Have a good week and service well.

Yours truly,

Noam

Service enablement for existing application

Hello to all service enablers,

In the last post I discussed the service content and logic. I will return to that in future posts in greater details.

Now it is time to get more practical. Let’s have one roundtrip of development around the service block.

I will try to explain my view on the best practice of service enablement architecture.

I already discussed the difference between the application's Business logic and the Service logic. This logic separation already suggests the architecture but there is also a twist in the plot.

It should be clear by now that the Service logic is coded based on the Business logic without changing it. This would mean a layer on top of the Business logic.

First, you need to identify your Business logic layer. Naturally you would look on your application and say: there it is!

Let’s make life easy and assume that the Business logic you need resides in that single application. If there are more applications involved, you are in the cloudy zone of words like mash-ups and composites.

Back to that single application, how do you connect to the Business logic?

A bit of pessimism: it may be, that the Business logic layer is not so clear. This is typical in legacy systems and other systems that are simply not designed for API. I am sorry that I cannot give any solution here. Every case is different and every solution is innovative by itself.

The only idea I can contribute is the following diagram:

If you are lucky, you are on the tip of the arrow. If not, look for the less friendly Classes, function or database tables.

And now, to the architecture. To complete the task of service enablement.

Please note the important details:

  1. The Business objects in the Business logic layer may not really exist. If you want to be ready for the future, it would be a nice idea to wrap your Assets of Business logic as objects.

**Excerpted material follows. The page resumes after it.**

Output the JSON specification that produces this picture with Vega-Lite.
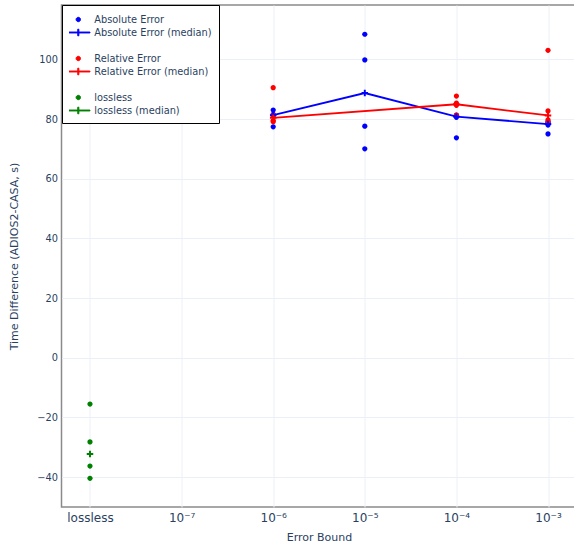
{
  "$schema": "https://vega.github.io/schema/vega-lite/v6.json",
  "width": 515,
  "height": 502,
  "autosize": {"type": "none"},
  "padding": {"left": 61.5, "top": 5, "right": 0, "bottom": 41},
  "background": "white",
  "config": {
    "font": "DejaVu Sans",
    "view": {"stroke": "#8a8a8a", "strokeWidth": 1.5},
    "axis": {"grid": true, "gridColor": "#EBF0F8", "gridWidth": 1, "ticks": false, "domain": false, "labelColor": "#2a3f5f", "titleColor": "#2a3f5f", "titleFontWeight": "normal"}
  },
  "data": {"values": [
    {"eb": -6, "value": 83.0, "series": "Absolute Error", "mseries": "Absolute Error (median)"},
    {"eb": -6, "value": 81.6, "series": "Absolute Error", "mseries": "Absolute Error (median)"},
    {"eb": -6, "value": 81.0, "series": "Absolute Error", "mseries": "Absolute Error (median)"},
    {"eb": -6, "value": 77.4, "series": "Absolute Error", "mseries": "Absolute Error (median)"},
    {"eb": -5, "value": 108.4, "series": "Absolute Error", "mseries": "Absolute Error (median)"},
    {"eb": -5, "value": 99.8, "series": "Absolute Error", "mseries": "Absolute Error (median)"},
    {"eb": -5, "value": 77.6, "series": "Absolute Error", "mseries": "Absolute Error (median)"},
    {"eb": -5, "value": 70.0, "series": "Absolute Error", "mseries": "Absolute Error (median)"},
    {"eb": -4, "value": 81.3, "series": "Absolute Error", "mseries": "Absolute Error (median)"},
    {"eb": -4, "value": 81.0, "series": "Absolute Error", "mseries": "Absolute Error (median)"},
    {"eb": -4, "value": 80.6, "series": "Absolute Error", "mseries": "Absolute Error (median)"},
    {"eb": -4, "value": 73.7, "series": "Absolute Error", "mseries": "Absolute Error (median)"},
    {"eb": -3, "value": 79.0, "series": "Absolute Error", "mseries": "Absolute Error (median)"},
    {"eb": -3, "value": 78.6, "series": "Absolute Error", "mseries": "Absolute Error (median)"},
    {"eb": -3, "value": 78.0, "series": "Absolute Error", "mseries": "Absolute Error (median)"},
    {"eb": -3, "value": 75.0, "series": "Absolute Error", "mseries": "Absolute Error (median)"},
    {"eb": -6, "value": 90.5, "series": "Relative Error", "mseries": "Relative Error (median)"},
    {"eb": -6, "value": 81.3, "series": "Relative Error", "mseries": "Relative Error (median)"},
    {"eb": -6, "value": 79.5, "series": "Relative Error", "mseries": "Relative Error (median)"},
    {"eb": -6, "value": 79.1, "series": "Relative Error", "mseries": "Relative Error (median)"},
    {"eb": -4, "value": 87.7, "series": "Relative Error", "mseries": "Relative Error (median)"},
    {"eb": -4, "value": 85.3, "series": "Relative Error", "mseries": "Relative Error (median)"},
    {"eb": -4, "value": 84.6, "series": "Relative Error", "mseries": "Relative Error (median)"},
    {"eb": -4, "value": 81.3, "series": "Relative Error", "mseries": "Relative Error (median)"},
    {"eb": -3, "value": 103.0, "series": "Relative Error", "mseries": "Relative Error (median)"},
    {"eb": -3, "value": 82.7, "series": "Relative Error", "mseries": "Relative Error (median)"},
    {"eb": -3, "value": 79.7, "series": "Relative Error", "mseries": "Relative Error (median)"},
    {"eb": -3, "value": 79.1, "series": "Relative Error", "mseries": "Relative Error (median)"},
    {"eb": -8, "value": -15.5, "series": "lossless", "mseries": "lossless (median)"},
    {"eb": -8, "value": -28.2, "series": "lossless", "mseries": "lossless (median)"},
    {"eb": -8, "value": -36.3, "series": "lossless", "mseries": "lossless (median)"},
    {"eb": -8, "value": -40.4, "series": "lossless", "mseries": "lossless (median)"}
  ]},
  "encoding": {
    "x": {"field": "eb", "type": "quantitative",
      "scale": {"domain": [-8.311, -2.689], "nice": false, "zero": false},
      "axis": {"values": [-8, -7, -6, -5, -4, -3],
        "labelExpr": "datum.value == -8 ? 'lossless' : datum.value == -7 ? '10⁻⁷' : datum.value == -6 ? '10⁻⁶' : datum.value == -5 ? '10⁻⁵' : datum.value == -4 ? '10⁻⁴' : '10⁻³'",
        "labelFontSize": 12, "labelPadding": 5, "labelFlush": false, "labelOverlap": false,
        "title": "Error Bound", "titleFontSize": 11, "titlePadding": 8}},
    "y": {"field": "value", "type": "quantitative",
      "scale": {"domain": [-50, 118.2], "nice": false, "zero": false},
      "axis": {"values": [-40, -20, 0, 20, 40, 60, 80, 100], "labelFontSize": 9.8, "labelPadding": 4,
        "title": "Time Difference (ADIOS2-CASA, s)", "titleFontSize": 11, "titlePadding": 17}}
  },
  "layer": [
    {
      "mark": {"type": "point", "filled": true, "size": 170, "opacity": 1},
      "encoding": {
        "color": {"field": "series", "type": "nominal",
          "scale": {"domain": ["Absolute Error", "Absolute Error (median)", " ", "Relative Error", "Relative Error (median)", "  ", "lossless", "lossless (median)"],
                    "range": ["#0000ff", "#0000ff", "transparent", "#ff0000", "#ff0000", "transparent", "#008000", "#008000"]},
          "legend": {"title": " ", "titleFontSize": 2, "titlePadding": 0, "orient": "none", "legendX": 0.5, "legendY": 0,
            "fillColor": "white", "strokeColor": "black", "padding": 7, "labelFontSize": 9.8, "labelColor": "#2a3f5f",
            "symbolSize": 121, "symbolOffset": 3.3, "labelOffset": 10, "rowPadding": 2, "clipHeight": 11, "symbolStrokeWidth": 1, "symbolOpacity": 1}},
        "shape": {"field": "series", "type": "nominal",
          "scale": {"domain": ["Absolute Error", "Absolute Error (median)", " ", "Relative Error", "Relative Error (median)", "  ", "lossless", "lossless (median)"],
                    "range": ["M-0.4,0A0.4,0.4,0,1,0,0.4,0A0.4,0.4,0,1,0,-0.4,0Z",
                              "M-2.12,-0.08H-0.1V-0.6H0.1V-0.08H2.12V0.08H0.1V0.6H-0.1V0.08H-2.12Z",
                              "M-0.4,0A0.4,0.4,0,1,0,0.4,0A0.4,0.4,0,1,0,-0.4,0Z",
                              "M-0.4,0A0.4,0.4,0,1,0,0.4,0A0.4,0.4,0,1,0,-0.4,0Z",
                              "M-2.12,-0.08H-0.1V-0.6H0.1V-0.08H2.12V0.08H0.1V0.6H-0.1V0.08H-2.12Z",
                              "M-0.4,0A0.4,0.4,0,1,0,0.4,0A0.4,0.4,0,1,0,-0.4,0Z",
                              "M-0.4,0A0.4,0.4,0,1,0,0.4,0A0.4,0.4,0,1,0,-0.4,0Z",
                              "M-2.12,-0.08H-0.1V-0.6H0.1V-0.08H2.12V0.08H0.1V0.6H-0.1V0.08H-2.12Z"]},
          "legend": {"title": " ", "titleFontSize": 2, "titlePadding": 0, "orient": "none", "legendX": 0.5, "legendY": 0,
            "fillColor": "white", "strokeColor": "black", "padding": 7, "labelFontSize": 9.8, "labelColor": "#2a3f5f",
            "symbolSize": 121, "symbolOffset": 3.3, "labelOffset": 10, "rowPadding": 2, "clipHeight": 11, "symbolStrokeWidth": 0.8, "symbolOpacity": 1}}
      }
    },
    {
      "transform": [{"aggregate": [{"op": "median", "field": "value", "as": "value"}], "groupby": ["mseries", "eb"]}],
      "mark": {"type": "line", "strokeWidth": 1.8},
      "encoding": {
        "color": {"field": "mseries", "type": "nominal",
          "legend": {"title": " ", "titleFontSize": 2, "titlePadding": 0, "orient": "none", "legendX": 0.5, "legendY": 0,
            "fillColor": "white", "strokeColor": "black", "padding": 7, "labelFontSize": 9.8, "labelColor": "#2a3f5f",
            "symbolSize": 121, "symbolOffset": 3.3, "labelOffset": 10, "rowPadding": 2, "clipHeight": 11, "symbolStrokeWidth": 0.8, "symbolOpacity": 1}}
      }
    },
    {
      "transform": [{"aggregate": [{"op": "median", "field": "value", "as": "value"}], "groupby": ["mseries", "eb"]}],
      "mark": {"type": "point", "filled": true, "opacity": 1, "size": 42, "shape": "M-1,-0.3H-0.3V-1H0.3V-0.3H1V0.3H0.3V1H-0.3V0.3H-1Z"},
      "encoding": {
        "color": {"field": "mseries", "type": "nominal",
          "legend": {"title": " ", "titleFontSize": 2, "titlePadding": 0, "orient": "none", "legendX": 0.5, "legendY": 0,
            "fillColor": "white", "strokeColor": "black", "padding": 7, "labelFontSize": 9.8, "labelColor": "#2a3f5f",
            "symbolSize": 121, "symbolOffset": 3.3, "labelOffset": 10, "rowPadding": 2, "clipHeight": 11, "symbolStrokeWidth": 0.8, "symbolOpacity": 1}}
      }
    }
  ]
}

  2. The Service providers layer is a separate component for coding and deployment. In case of a legacy system with older technology, consider to code the Service layer in a modern technology that can interoperate with the older technology.
    Trying to use older technology for SOAP services could be frustrating but challenging.

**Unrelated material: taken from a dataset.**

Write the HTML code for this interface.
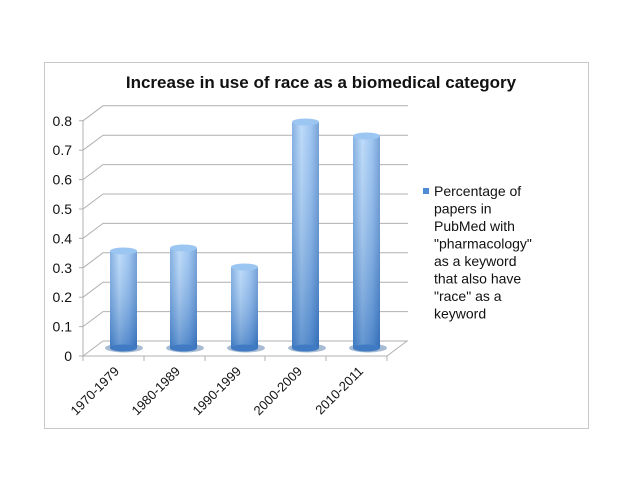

In my next post I will show the twist in the plot that I mentioned.

Wish you all a great job and interesting projects.

Noam

Powered by Qumana

The logic behind the service

Hello to the service creators,

I would like to follow-up my previous post and elaborate on the service design and implementation.

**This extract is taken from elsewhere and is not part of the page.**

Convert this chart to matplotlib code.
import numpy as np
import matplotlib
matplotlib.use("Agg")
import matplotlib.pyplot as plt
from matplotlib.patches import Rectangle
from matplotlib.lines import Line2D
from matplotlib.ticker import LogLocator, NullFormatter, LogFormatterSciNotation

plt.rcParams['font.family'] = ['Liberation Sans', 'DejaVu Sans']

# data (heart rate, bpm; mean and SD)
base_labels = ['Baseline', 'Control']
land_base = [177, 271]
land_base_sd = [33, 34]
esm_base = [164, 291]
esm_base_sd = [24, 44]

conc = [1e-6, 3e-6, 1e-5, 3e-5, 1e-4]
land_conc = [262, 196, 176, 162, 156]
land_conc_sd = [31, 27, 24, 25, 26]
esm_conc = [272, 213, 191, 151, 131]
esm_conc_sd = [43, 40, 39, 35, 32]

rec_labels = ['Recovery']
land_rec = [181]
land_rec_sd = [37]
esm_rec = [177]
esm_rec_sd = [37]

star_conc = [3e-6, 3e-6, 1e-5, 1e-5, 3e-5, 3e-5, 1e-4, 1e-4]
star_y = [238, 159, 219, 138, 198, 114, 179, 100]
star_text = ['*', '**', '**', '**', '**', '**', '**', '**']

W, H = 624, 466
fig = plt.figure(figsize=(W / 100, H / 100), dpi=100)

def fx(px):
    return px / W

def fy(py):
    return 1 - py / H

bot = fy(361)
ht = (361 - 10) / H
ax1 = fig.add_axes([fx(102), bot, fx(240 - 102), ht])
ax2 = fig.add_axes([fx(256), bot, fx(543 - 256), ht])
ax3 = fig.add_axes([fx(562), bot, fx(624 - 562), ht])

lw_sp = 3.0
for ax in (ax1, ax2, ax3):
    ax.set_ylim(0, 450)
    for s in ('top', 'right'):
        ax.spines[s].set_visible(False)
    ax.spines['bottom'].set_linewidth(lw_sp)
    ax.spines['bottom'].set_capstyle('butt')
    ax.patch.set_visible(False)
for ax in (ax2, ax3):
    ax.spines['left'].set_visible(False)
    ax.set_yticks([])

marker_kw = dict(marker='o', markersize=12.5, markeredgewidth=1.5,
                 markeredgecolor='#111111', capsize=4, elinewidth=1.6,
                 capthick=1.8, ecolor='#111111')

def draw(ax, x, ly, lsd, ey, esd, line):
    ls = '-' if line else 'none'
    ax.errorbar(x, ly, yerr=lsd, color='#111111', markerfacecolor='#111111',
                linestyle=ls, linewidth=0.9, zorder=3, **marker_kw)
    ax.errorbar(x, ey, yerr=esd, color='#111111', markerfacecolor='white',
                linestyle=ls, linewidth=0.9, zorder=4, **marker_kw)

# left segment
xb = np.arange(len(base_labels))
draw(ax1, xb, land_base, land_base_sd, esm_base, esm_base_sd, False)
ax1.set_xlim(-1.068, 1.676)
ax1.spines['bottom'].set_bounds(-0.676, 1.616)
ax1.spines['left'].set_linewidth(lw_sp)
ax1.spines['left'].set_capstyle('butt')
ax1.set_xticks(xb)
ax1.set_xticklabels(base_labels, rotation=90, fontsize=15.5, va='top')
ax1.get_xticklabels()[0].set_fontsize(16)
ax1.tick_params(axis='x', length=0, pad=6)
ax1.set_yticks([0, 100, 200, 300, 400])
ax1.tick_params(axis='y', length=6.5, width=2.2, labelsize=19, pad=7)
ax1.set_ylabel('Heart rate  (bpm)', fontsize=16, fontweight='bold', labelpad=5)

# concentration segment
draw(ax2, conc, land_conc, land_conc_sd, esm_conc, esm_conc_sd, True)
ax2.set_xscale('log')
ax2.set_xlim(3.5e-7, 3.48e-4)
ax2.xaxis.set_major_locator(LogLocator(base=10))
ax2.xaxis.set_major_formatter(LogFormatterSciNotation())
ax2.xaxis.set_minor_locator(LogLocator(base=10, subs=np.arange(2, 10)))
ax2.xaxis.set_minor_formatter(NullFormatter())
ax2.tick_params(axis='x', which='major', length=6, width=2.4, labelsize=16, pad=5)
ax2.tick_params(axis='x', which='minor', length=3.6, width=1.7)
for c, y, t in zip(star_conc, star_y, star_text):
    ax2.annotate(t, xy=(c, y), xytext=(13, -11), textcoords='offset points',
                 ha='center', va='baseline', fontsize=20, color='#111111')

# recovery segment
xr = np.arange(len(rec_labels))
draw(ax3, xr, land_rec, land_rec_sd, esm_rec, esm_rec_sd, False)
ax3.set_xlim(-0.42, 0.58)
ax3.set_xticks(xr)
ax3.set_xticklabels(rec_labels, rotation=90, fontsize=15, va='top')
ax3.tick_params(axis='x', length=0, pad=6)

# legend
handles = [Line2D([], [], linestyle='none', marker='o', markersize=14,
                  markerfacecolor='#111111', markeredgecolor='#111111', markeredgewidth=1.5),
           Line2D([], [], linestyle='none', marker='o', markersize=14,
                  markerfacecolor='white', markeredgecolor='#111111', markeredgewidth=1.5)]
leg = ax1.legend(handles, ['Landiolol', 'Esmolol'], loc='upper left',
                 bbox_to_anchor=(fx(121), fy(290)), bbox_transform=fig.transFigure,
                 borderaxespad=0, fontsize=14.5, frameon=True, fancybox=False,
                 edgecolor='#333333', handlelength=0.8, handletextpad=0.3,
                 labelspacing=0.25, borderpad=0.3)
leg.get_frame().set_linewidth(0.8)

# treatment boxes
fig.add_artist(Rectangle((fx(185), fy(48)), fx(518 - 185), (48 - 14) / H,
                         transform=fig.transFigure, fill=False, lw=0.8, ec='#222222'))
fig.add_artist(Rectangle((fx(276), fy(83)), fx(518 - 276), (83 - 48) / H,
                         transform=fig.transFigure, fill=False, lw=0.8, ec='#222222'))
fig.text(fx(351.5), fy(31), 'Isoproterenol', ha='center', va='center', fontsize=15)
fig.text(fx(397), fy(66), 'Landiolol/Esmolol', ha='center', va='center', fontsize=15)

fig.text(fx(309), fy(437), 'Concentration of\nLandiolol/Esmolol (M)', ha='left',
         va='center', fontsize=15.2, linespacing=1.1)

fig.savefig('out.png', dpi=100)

Let's take the "Create Sales order" service. After the decision about what data would be used in the service message, there is the time to find how to process it.

When you create a simple Sales order you have the header with dates, addresses, totals and customer data. On the order lines you would have the products, prices and quantity.

Let's focus on the header. How would the customer be represented in the message?

Basically, there are 2 alternatives:

  1. With the required customer data such as Name, address, phone etc. This is comprehensive approach but costly.
  2. With a customer key. This is good only if you have created the Customer first and also shared the data with the service consumer.

Actually in a generic design, both alternatives should be used.

So what next? Now it is the time to design the service provider.

First you need to allocate the underlying business objects. That could vary from database tables and up to a set of classes that manage the business object.

In our example it would be at least: Sales order, Customer and Product.

Why don't we just expose each business object and let the consumer decide what to do?

The answer is simple, there is some logic that we know about in the underlying business objects. This logic originate from the associations between those and required validation and other functionality. For example, we do not want to confuse our service consumer with questions like: Is the order total comply to the Customers profile? We normally do not want to expose the fact that we have a Customer profile.

We want to keep the control of that logic and make the consumer work easier.

So, I would like to suggest the term: Service logic. This is the logic that is specific for the service functionality while based on the underlying business logic.

In my previous post I mentioned the resembles to UI design. So, if there is UI logic, there should be Service logic.

In my next post I will elaborate on the technical implementation that is derived from this.

I have a small request, I would like to discuss these ideas. If you feel that this is new, old, trivial, fantastic or any other opinion, I would like to read it in the comment.

Thanks for your interest,

Noam

What do you really expose as a service?

Hello you Service oriented designers,

Today I would like to discuss a very basic issues that could sound trivial.

When we decide to expose something as a service, what exactly do we expose?

Normally, you have some application or engine that has the functionality you want to expose.

For example, you want to expose the ability to create a Sales order over the web. So, design a message for the service.

Now is the time to think, do you expose the Sales order as it appears in the server or maybe in the UI?

Usually these alternatives are far from each other.

  • The server side Sales order has a normalized data structure including the separation of Product and Customer to different objects.

  • The UI Sales order is aimed for the user comfort and not keeping any strict data design rules.

Sometimes it seems that requirements are clear because they came directly from the service consumer. This is very tempting but you have to think about reusability of the service. What another consumer would need a similar service but with slightly different Response?

So, back again, what will you expose?

I would like to suggest the following approach:

  1. Think as a UI designer. The UI designer thinks about the end users and the way they would work with the  system. You are the "UI" designer for your fellow developers that will consume the service.

    • Think about usability How easy it would be to understand what the service is actually doing.

    • Are the data types you use in the Request and Response clear? Use known terms, not internal terms.

    • Do you provide enough content in the Response?

  2. Think about the use case you are solving. There are different ways to expose a service for "Create Sales order"

    • For B2B, you will probably add more information to the data type such as Product name and description.

    • For A2A, you could assume some common master data repository, so the Product could be represented only by its key.

  3. Try to guess the future requirement from that service. Making the service more genric will increase its reusability and reduce any future changes.

  4.  And finally, review your service with colleagues that are not developers, preferably, product managers. They will be able to rate the usability from the business point of view.